Hot Springs County Museum and Cultural Center will implement the 1920 Middleton Schoolhouse Immersion Program and Online Classroom project. This project will involve developing curricula based on life and education during the 1920s in rural Wyoming, which will immerse students and visitors in an authentic 1920s school environment with school supplies, clothing, and books from the era. The project will result in a new hands-on learning exhibition in the schoolhouse foyer highlighting rural Wyoming schools. It also will create a website that will include free online curricula, an audio/video tour, and an educational video. The project will benefit Wyoming school children, the neighboring Wind River Indian Reservation, low-income and rural populations, and minority populations in the town of Thermopolis and surrounding counties.

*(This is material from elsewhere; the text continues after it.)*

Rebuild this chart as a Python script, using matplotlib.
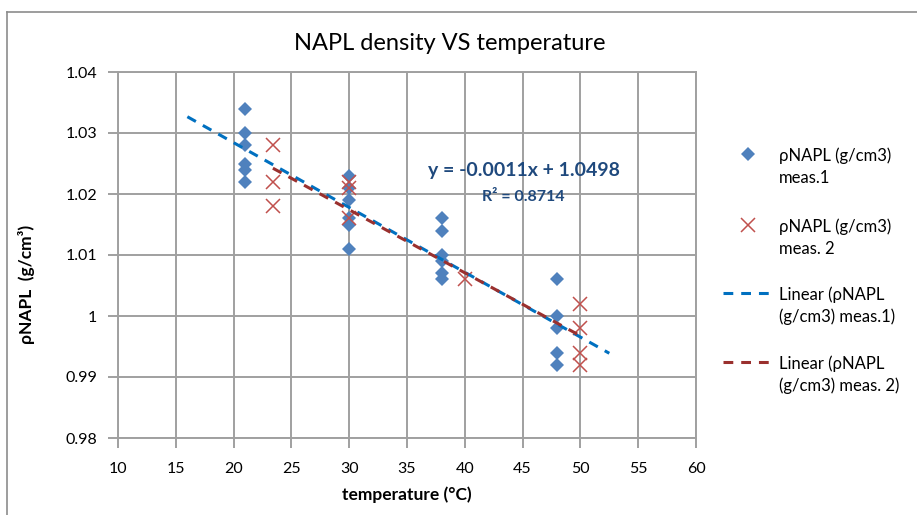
import numpy as np
import matplotlib.pyplot as plt
from matplotlib.lines import Line2D

temp_meas1 = [21, 21, 21, 21, 21, 21,
              30, 30, 30, 30, 30, 30,
              38, 38, 38, 38, 38, 38,
              48, 48, 48, 48, 48]
rho_meas1 = [1.034, 1.030, 1.028, 1.025, 1.024, 1.022,
             1.023, 1.021, 1.019, 1.016, 1.015, 1.011,
             1.016, 1.014, 1.010, 1.009, 1.007, 1.006,
             1.006, 1.000, 0.998, 0.994, 0.992]

temp_meas2 = [23.4, 23.4, 23.4, 30, 30, 30, 40, 50, 50, 50, 50]
rho_meas2 = [1.028, 1.022, 1.018, 1.022, 1.021, 1.016, 1.006,
             1.002, 0.998, 0.994, 0.992]

x_ticks = [10, 15, 20, 25, 30, 35, 40, 45, 50, 55, 60]
y_ticks = [0.98, 0.99, 1.0, 1.01, 1.02, 1.03, 1.04]
y_tick_labels = ['0.98', '0.99', '1', '1.01', '1.02', '1.03', '1.04']

eq_text = 'y = -0.0011x + 1.0498'
r2_text = 'R² = 0.8714'

# ——— style ———
DIAMOND_COLOR = '#4F81BD'
CROSS_COLOR = '#C0504D'
TREND1_COLOR = '#0070C0'
TREND2_COLOR = '#9A302E'
GRID_COLOR = '#A0A0A0'
EQ_COLOR = '#1F497D'

plt.rcParams.update({
    'font.family': ['Lato', 'DejaVu Sans'],
    'font.size': 11,
    'text.color': '#000000',
})

W, H = 917, 515
fig = plt.figure(figsize=(W / 100, H / 100), dpi=100)
ax = fig.add_axes([118 / W, 1 - 438 / H, (696 - 118) / W, (438 - 72) / H])

# chart outer border (left and top only visible)
fig.add_artist(Line2D([7 / W, 7 / W], [0, 1 - 12 / H], color='#8C8C8C', lw=1.2))
fig.add_artist(Line2D([7 / W, 1], [1 - 12 / H, 1 - 12 / H], color='#8C8C8C', lw=1.2))

# scatter series
ax.plot(temp_meas1, rho_meas1, linestyle='none', marker='D', markersize=7,
        color=DIAMOND_COLOR, markeredgewidth=0, zorder=3)
ax.plot(temp_meas2, rho_meas2, linestyle='none', marker='x', markersize=10,
        color=CROSS_COLOR, markeredgewidth=1.1, zorder=3)

# linear trendlines (meas.1 extended backward/forward like Excel forecast)
p1 = np.polyfit(temp_meas1, rho_meas1, 1)
xs1 = np.array([min(temp_meas1) - 5, max(temp_meas1) + 4.5])
ax.plot(xs1, np.polyval(p1, xs1), color=TREND1_COLOR, lw=2.2,
        dashes=(3.2, 2.6), zorder=4)
p2 = np.polyfit(temp_meas2, rho_meas2, 1)
xs2 = np.array([min(temp_meas2), max(temp_meas2)])
ax.plot(xs2, np.polyval(p2, xs2), color=TREND2_COLOR, lw=2.2,
        dashes=(3.2, 2.6), zorder=4)

# axes
ax.set_xlim(10, 60)
ax.set_ylim(0.98, 1.04)
ax.set_xticks(x_ticks)
ax.set_yticks(y_ticks)
ax.set_yticklabels(y_tick_labels)
ax.grid(True, color=GRID_COLOR, lw=1.4)
ax.set_axisbelow(True)
for s in ax.spines.values():
    s.set_color(GRID_COLOR)
    s.set_linewidth(1.4)
ax.tick_params(axis='both', color=GRID_COLOR, width=1.4, length=7,
               labelsize=11.5, direction='out')
ax.tick_params(axis='x', pad=10)
ax.tick_params(axis='y', pad=8)

ax.set_xlabel('temperature (°C)', fontsize=12.5, fontweight='bold', labelpad=8)
ax.set_ylabel('ρNAPL  (g/cm³)', fontsize=12.5, fontweight='bold')
ax.yaxis.set_label_coords(-0.143, 0.42)

fig.text(450 / W, 1 - 43 / H, 'NAPL density VS temperature', fontsize=17,
         ha='center', va='center')

# trendline equation
ax.text(524 / W, 1 - 171 / H, eq_text, transform=fig.transFigure, fontsize=14,
        fontweight='bold', color=EQ_COLOR, ha='center', va='center')
ax.text(523 / W, 1 - 197 / H, r2_text, transform=fig.transFigure, fontsize=11.5,
        fontweight='bold', color=EQ_COLOR, ha='center', va='center')

# ——— legend drawn by hand to keep handles on the first text line ———
def fx(px):
    return px / W


def fy(py):
    return 1 - py / H


legend_items = [
    ('marker', 'D', DIAMOND_COLOR, 154, ['ρNAPL (g/cm3)', 'meas.1']),
    ('marker', 'x', CROSS_COLOR, 225, ['ρNAPL (g/cm3)', 'meas. 2']),
    ('line', None, TREND1_COLOR, 293, ['Linear (ρNAPL', '(g/cm3) meas.1)']),
    ('line', None, TREND2_COLOR, 362, ['Linear (ρNAPL', '(g/cm3) meas. 2)']),
]
for kind, mk, col, ypx, lines in legend_items:
    if kind == 'marker':
        if mk == 'D':
            h = Line2D([fx(748)], [fy(ypx)], marker='D', markersize=7, color=col,
                       markeredgewidth=0, linestyle='none')
        else:
            h = Line2D([fx(748)], [fy(ypx)], marker='x', markersize=10, color=col,
                       markeredgewidth=1.1, linestyle='none')
    else:
        h = Line2D([fx(723), fx(773)], [fy(ypx), fy(ypx)], color=col, lw=2.2,
                   dashes=(3.2, 2.6))
    fig.add_artist(h)
    for k, txt in enumerate(lines):
        fig.text(fx(779), fy(ypx + 2 + 22 * k), txt, fontsize=12,
                 ha='left', va='center')

fig.savefig('out.png', dpi=100, facecolor='white')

The Living Arts and Science Center, in partnership with other organizations serving residents of the East End and North Lexington neighborhoods in Lexington, Kentucky, will implement the Community LEAD (Learning, Engagement, and Development) Labs project. The project will expand capacity to address the needs of low-income families by increasing access to and use of the museum's Maker Space and Innovation Lab. In addition, the project will develop programs for those spaces throughout the year that engage children, teens, and adults in exploration, project-based learning, and collaborative problem solving. It also will develop a program to involve teens in weekly hands-on career exploration activities and integrate new activities into existing programs, including an afterschool program for middle school students, field trips for elementary and middle school students, and badge-earning workshops for Girl Scouts.